During my time of testing, I wondered if I just needed to become tough to the point that I didn’t feel anything anymore (I know it sounds extreme, but that’s where I’d allowed my mind to drift). A bit of web research modified that out-of-control, irrational thinking and taught me:

  • The formation of calluses is caused by an accumulation of dead skin cells that harden and thicken over an area of the foot. This callus formation is the body’s defense mechanism to protect the foot against excessive pressure and friction. (source)
  • A callus (or callosity) is a toughened area of skin which has become relatively thick and hard in response to repeated friction, pressure, or other irritation. Rubbing that is too frequent or forceful will cause blisters rather than allow calluses to form. Since repeated contact is required, calluses are most often found on feet because of frequent walking. Calluses are generally not harmful, but may sometimes lead to other problems, such as skin ulceration or infection. (source)

Pressure, friction, irritation, aggravation, frustration…well, didn’t that just shed some light on my present status of suffering (temporary light affliction, I know – but affliction nonetheless). Hmmm…“faint not” even though you feel like throwing in the towel after shredding it to ribbons…“crucify the flesh” and it’s not even close to Easter season…“he that is dead is free from sin” – well, I like the end result, but enduring the process is not something I’m not particularly looking forward to. Honestly, as I’m reflecting on my week, typing this, and reviewing the scripture verses below, I’m crinkling my nose, shaking my head, and saying to myself, “Naw, I don’t like that either…ouch, ouch, ouch – but Your Word is true, Lord.”

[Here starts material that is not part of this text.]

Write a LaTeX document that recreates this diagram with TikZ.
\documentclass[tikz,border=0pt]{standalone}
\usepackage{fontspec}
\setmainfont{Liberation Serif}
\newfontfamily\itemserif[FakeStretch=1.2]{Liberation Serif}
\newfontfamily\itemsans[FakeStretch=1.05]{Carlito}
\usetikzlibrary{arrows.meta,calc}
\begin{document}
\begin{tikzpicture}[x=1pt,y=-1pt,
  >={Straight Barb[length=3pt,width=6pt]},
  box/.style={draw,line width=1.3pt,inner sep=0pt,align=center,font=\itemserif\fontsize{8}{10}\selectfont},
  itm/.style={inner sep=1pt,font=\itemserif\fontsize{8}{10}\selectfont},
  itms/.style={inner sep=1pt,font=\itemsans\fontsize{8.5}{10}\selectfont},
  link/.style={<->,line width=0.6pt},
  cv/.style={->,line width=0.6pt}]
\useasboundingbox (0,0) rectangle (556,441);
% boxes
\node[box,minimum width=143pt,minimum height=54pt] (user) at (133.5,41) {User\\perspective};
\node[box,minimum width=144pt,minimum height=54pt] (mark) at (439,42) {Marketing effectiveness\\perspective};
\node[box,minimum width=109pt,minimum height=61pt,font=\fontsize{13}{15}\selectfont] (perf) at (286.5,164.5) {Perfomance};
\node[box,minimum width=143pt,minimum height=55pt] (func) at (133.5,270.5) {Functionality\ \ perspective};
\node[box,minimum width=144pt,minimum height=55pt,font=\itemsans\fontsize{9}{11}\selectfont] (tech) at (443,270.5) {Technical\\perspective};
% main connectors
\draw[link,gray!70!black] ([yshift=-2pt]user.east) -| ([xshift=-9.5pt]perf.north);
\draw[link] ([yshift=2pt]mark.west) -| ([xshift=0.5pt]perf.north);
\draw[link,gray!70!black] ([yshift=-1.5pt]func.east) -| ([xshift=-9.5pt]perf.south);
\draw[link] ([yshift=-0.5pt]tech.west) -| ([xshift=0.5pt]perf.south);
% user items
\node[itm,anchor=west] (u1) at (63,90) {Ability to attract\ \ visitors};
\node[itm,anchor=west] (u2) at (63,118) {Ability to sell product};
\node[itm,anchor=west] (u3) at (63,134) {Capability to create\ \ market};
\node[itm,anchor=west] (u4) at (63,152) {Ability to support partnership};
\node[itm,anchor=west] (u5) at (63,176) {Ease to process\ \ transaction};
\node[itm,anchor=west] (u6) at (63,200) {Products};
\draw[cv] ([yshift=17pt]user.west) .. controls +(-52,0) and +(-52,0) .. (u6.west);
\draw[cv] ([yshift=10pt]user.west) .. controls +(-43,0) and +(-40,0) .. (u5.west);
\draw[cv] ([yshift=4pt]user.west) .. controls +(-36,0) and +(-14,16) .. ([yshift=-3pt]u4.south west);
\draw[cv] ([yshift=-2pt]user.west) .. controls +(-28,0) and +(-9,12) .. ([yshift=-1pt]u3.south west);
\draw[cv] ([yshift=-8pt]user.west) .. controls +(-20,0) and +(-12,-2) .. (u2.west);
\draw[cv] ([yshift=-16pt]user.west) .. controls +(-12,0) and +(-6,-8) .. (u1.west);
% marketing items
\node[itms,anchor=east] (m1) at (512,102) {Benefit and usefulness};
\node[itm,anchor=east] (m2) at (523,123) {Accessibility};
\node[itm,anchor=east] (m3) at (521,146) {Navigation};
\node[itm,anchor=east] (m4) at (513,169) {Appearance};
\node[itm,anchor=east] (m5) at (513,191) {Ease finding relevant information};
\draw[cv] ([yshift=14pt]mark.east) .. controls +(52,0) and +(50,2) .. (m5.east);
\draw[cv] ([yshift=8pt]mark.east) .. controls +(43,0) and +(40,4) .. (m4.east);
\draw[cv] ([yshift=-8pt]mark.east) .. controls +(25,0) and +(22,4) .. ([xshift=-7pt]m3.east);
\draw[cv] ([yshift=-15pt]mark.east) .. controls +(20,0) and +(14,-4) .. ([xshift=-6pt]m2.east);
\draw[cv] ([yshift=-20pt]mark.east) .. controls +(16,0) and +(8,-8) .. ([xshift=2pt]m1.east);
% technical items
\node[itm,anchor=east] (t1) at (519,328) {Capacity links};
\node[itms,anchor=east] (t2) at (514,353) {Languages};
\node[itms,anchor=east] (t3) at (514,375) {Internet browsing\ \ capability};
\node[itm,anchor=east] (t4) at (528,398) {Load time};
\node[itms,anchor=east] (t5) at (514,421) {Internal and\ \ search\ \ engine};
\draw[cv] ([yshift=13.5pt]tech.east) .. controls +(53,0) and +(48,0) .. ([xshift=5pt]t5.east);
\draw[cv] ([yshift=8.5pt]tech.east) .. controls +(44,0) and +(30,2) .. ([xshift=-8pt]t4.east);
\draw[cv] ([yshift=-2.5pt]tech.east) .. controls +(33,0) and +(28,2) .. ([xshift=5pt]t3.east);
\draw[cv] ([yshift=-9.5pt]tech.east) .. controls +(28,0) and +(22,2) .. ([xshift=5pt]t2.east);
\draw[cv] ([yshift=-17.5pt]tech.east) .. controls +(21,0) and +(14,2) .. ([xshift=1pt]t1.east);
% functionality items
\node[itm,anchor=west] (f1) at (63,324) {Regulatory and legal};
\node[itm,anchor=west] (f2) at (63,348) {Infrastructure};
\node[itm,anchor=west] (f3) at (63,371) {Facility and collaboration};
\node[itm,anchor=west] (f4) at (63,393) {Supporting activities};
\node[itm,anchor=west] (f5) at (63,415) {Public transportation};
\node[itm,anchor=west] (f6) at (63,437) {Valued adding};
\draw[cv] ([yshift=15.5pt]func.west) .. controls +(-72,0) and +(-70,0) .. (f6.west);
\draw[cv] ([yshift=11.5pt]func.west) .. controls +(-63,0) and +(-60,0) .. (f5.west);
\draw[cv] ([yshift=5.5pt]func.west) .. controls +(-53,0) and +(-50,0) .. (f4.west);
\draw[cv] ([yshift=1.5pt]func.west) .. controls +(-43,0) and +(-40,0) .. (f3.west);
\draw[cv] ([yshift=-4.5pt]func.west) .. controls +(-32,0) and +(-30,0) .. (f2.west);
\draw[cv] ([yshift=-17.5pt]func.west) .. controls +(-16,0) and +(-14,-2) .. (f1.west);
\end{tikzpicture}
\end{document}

Needless to say, I’ve had some serious perspective maintenance and mental adjustment going on in this season of my life – because it really isn’t about me anyway. And I am not alone. I am eternally grateful for the strong saints He’s placed to undergird me with prayer and encouragement while cheering me on to finish the race God has chosen and designed expressly for me to run – and complete. As I embrace this new maturity (whether reluctantly or with joy, I haven’t quite determined) I realize – no matter how uncomfortable it is (and it is uncomfortable and unfamiliar, trust me!), it is for His ultimate glory.

If you realize that some dead cells have built up and developed into callouses in, around, or over your own heart, I invite you into my personal prayer, “Lord, please fix me so I’m aligned with YOUR Word, and not my feelings. Help me to fight the good fight of faith and not be a passive soldier in Your army.” He desires to do a new work in each of His children…will you allow Him to do so in you – starting now? 

“1 If ye then be risen with Christ, seek those things which are above, where Christ sitteth on the right hand of God. 
 2 Set your affection on things above, not on things on the earth. 
 3 For ye are dead, and your life is hid with Christ in God.”
(Colossians 3:1-3)
“11 For we which live are always delivered unto death for Jesus’ sake, that the life also of Jesus might be made manifest in our mortal flesh.
12 So then death worketh in us, but life in you.
16 For which cause we faint not; but though our outward man perish, yet the inward man is renewed day by day.
17 For our light affliction, which is but for a moment, worketh for us a far more exceeding and eternal weight of glory;”
(2 Corinthians 4:11-12, 16-17)
“And they that are Christ’s have crucified the flesh with the affections and lusts.”
(Galatians 5:24)
“5 For if we have been planted together in the likeness of his death, we shall be also in the likeness of his resurrection:
6 Knowing this, that our old man is crucified with him, that the body of sin might be destroyed, that henceforth we should not serve sin.
7 For he that is dead is freed from sin.”